SHORT PROBLEM
Write out the material exactly. Do not include the pictures.

** start of DATASET CONTENT **

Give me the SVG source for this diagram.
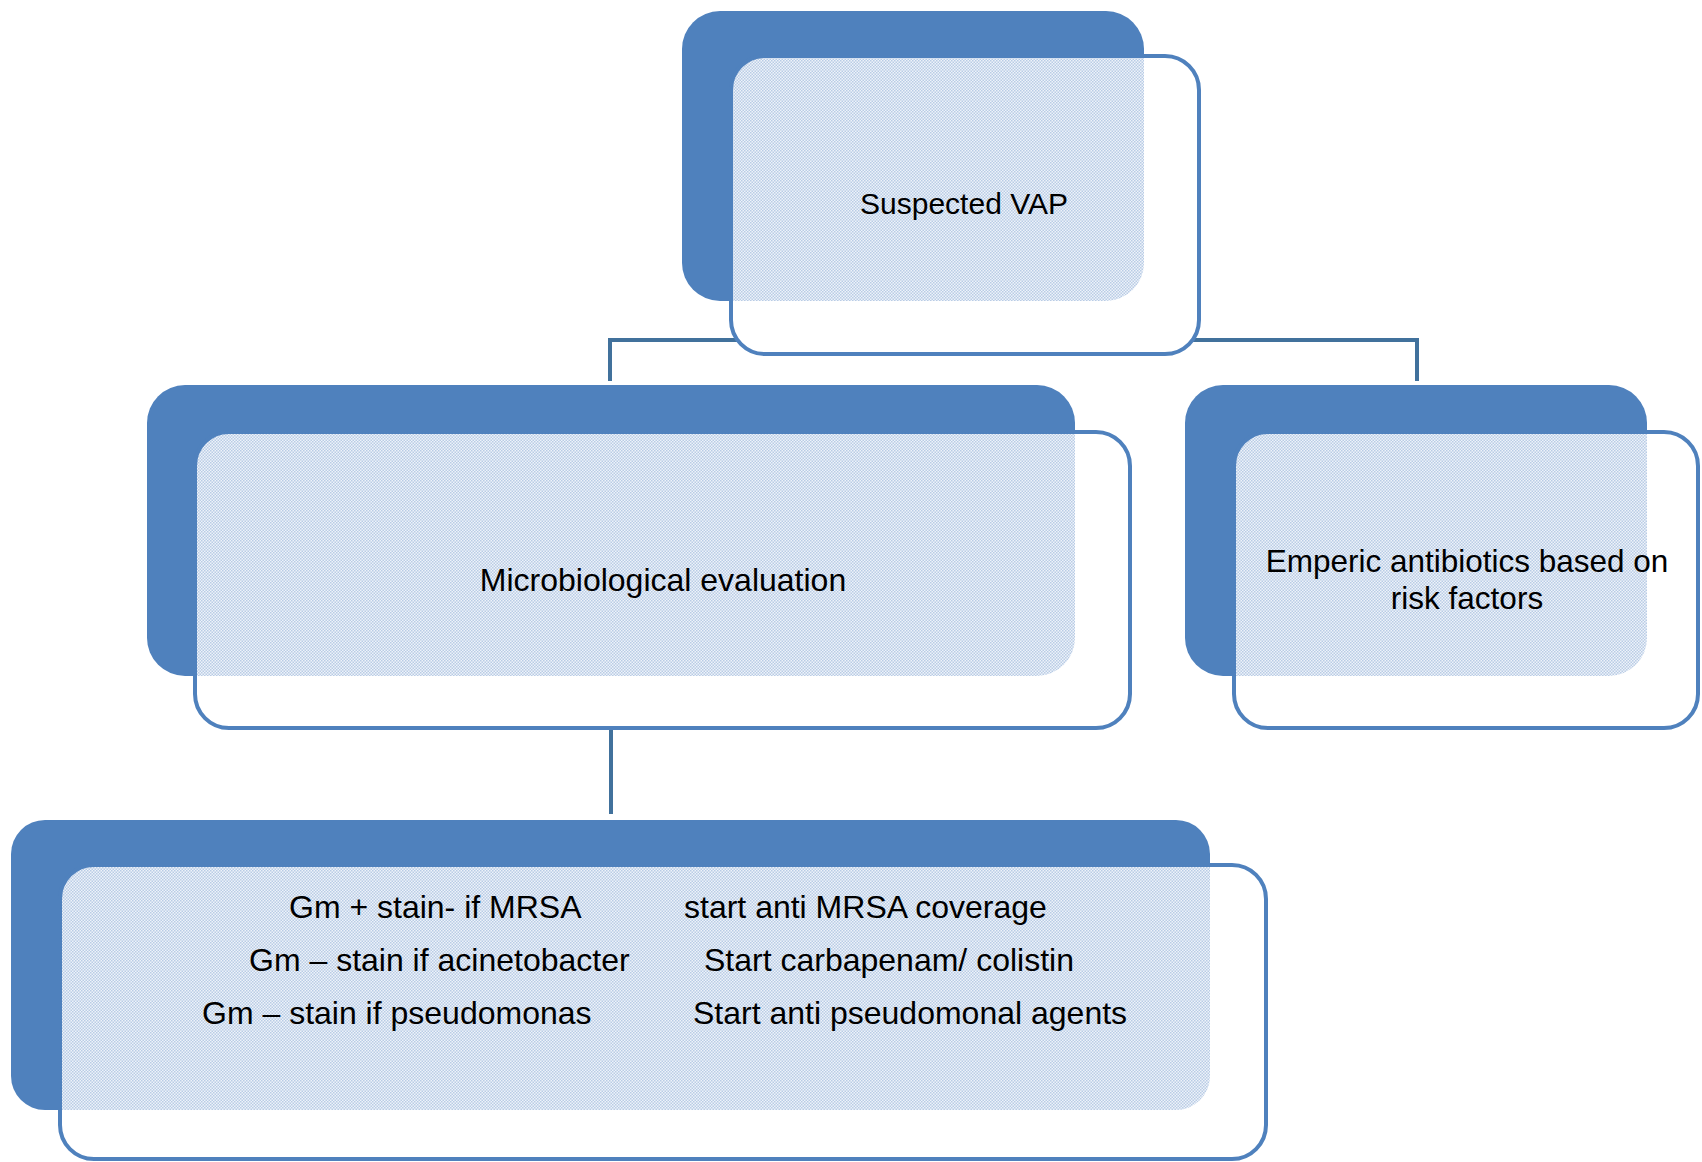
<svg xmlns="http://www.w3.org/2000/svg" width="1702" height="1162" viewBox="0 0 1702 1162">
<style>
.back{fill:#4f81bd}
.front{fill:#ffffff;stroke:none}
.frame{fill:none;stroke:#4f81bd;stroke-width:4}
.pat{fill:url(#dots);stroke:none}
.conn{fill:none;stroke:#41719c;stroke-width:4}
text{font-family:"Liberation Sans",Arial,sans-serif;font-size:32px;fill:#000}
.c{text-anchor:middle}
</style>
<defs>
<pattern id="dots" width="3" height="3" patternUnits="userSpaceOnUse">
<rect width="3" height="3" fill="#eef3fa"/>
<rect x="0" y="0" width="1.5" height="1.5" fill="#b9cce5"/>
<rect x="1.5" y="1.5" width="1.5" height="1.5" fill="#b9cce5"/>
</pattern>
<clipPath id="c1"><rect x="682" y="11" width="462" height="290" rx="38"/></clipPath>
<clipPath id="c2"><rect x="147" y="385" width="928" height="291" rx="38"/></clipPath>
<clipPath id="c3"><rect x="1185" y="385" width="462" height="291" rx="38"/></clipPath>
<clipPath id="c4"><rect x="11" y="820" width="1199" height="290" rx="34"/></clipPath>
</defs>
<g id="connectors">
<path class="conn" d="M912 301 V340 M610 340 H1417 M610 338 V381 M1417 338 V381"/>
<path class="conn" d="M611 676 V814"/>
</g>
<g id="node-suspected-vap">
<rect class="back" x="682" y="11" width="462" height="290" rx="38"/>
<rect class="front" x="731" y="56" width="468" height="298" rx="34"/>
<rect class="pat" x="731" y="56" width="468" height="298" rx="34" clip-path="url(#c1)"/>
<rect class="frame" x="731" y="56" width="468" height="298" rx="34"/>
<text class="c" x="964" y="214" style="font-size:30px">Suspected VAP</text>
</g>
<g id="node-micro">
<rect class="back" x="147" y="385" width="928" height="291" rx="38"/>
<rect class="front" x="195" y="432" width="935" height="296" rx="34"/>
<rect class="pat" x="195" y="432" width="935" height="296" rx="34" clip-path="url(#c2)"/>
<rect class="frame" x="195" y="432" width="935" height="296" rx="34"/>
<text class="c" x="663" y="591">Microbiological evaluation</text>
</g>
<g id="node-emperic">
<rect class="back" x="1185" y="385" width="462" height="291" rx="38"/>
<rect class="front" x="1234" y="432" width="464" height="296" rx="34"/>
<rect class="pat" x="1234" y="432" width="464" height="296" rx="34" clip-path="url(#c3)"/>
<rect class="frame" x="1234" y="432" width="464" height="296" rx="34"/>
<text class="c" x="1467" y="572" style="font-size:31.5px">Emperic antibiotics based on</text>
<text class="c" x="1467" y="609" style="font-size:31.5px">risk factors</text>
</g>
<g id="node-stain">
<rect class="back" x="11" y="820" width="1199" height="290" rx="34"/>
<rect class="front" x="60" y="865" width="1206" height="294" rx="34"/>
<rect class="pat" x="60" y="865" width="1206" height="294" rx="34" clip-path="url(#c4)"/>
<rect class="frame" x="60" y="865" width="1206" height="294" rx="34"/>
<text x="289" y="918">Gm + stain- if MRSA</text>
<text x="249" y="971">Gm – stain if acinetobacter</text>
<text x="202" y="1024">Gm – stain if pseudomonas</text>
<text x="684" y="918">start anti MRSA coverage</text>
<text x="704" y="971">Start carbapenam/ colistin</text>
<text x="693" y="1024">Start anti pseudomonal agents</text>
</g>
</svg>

** end of DATASET CONTENT **

TASK OUTPUT
Give me the SVG source for this diagram.
<svg xmlns="http://www.w3.org/2000/svg" width="1702" height="1162" viewBox="0 0 1702 1162">
<style>
.back{fill:#4f81bd}
.front{fill:#ffffff;stroke:none}
.frame{fill:none;stroke:#4f81bd;stroke-width:4}
.pat{fill:url(#dots);stroke:none}
.conn{fill:none;stroke:#41719c;stroke-width:4}
text{font-family:"Liberation Sans",Arial,sans-serif;font-size:32px;fill:#000}
.c{text-anchor:middle}
</style>
<defs>
<pattern id="dots" width="3" height="3" patternUnits="userSpaceOnUse">
<rect width="3" height="3" fill="#eef3fa"/>
<rect x="0" y="0" width="1.5" height="1.5" fill="#b9cce5"/>
<rect x="1.5" y="1.5" width="1.5" height="1.5" fill="#b9cce5"/>
</pattern>
<clipPath id="c1"><rect x="682" y="11" width="462" height="290" rx="38"/></clipPath>
<clipPath id="c2"><rect x="147" y="385" width="928" height="291" rx="38"/></clipPath>
<clipPath id="c3"><rect x="1185" y="385" width="462" height="291" rx="38"/></clipPath>
<clipPath id="c4"><rect x="11" y="820" width="1199" height="290" rx="34"/></clipPath>
</defs>
<g id="connectors">
<path class="conn" d="M912 301 V340 M610 340 H1417 M610 338 V381 M1417 338 V381"/>
<path class="conn" d="M611 676 V814"/>
</g>
<g id="node-suspected-vap">
<rect class="back" x="682" y="11" width="462" height="290" rx="38"/>
<rect class="front" x="731" y="56" width="468" height="298" rx="34"/>
<rect class="pat" x="731" y="56" width="468" height="298" rx="34" clip-path="url(#c1)"/>
<rect class="frame" x="731" y="56" width="468" height="298" rx="34"/>
<text class="c" x="964" y="214" style="font-size:30px">Suspected VAP</text>
</g>
<g id="node-micro">
<rect class="back" x="147" y="385" width="928" height="291" rx="38"/>
<rect class="front" x="195" y="432" width="935" height="296" rx="34"/>
<rect class="pat" x="195" y="432" width="935" height="296" rx="34" clip-path="url(#c2)"/>
<rect class="frame" x="195" y="432" width="935" height="296" rx="34"/>
<text class="c" x="663" y="591">Microbiological evaluation</text>
</g>
<g id="node-emperic">
<rect class="back" x="1185" y="385" width="462" height="291" rx="38"/>
<rect class="front" x="1234" y="432" width="464" height="296" rx="34"/>
<rect class="pat" x="1234" y="432" width="464" height="296" rx="34" clip-path="url(#c3)"/>
<rect class="frame" x="1234" y="432" width="464" height="296" rx="34"/>
<text class="c" x="1467" y="572" style="font-size:31.5px">Emperic antibiotics based on</text>
<text class="c" x="1467" y="609" style="font-size:31.5px">risk factors</text>
</g>
<g id="node-stain">
<rect class="back" x="11" y="820" width="1199" height="290" rx="34"/>
<rect class="front" x="60" y="865" width="1206" height="294" rx="34"/>
<rect class="pat" x="60" y="865" width="1206" height="294" rx="34" clip-path="url(#c4)"/>
<rect class="frame" x="60" y="865" width="1206" height="294" rx="34"/>
<text x="289" y="918">Gm + stain- if MRSA</text>
<text x="249" y="971">Gm – stain if acinetobacter</text>
<text x="202" y="1024">Gm – stain if pseudomonas</text>
<text x="684" y="918">start anti MRSA coverage</text>
<text x="704" y="971">Start carbapenam/ colistin</text>
<text x="693" y="1024">Start anti pseudomonal agents</text>
</g>
</svg>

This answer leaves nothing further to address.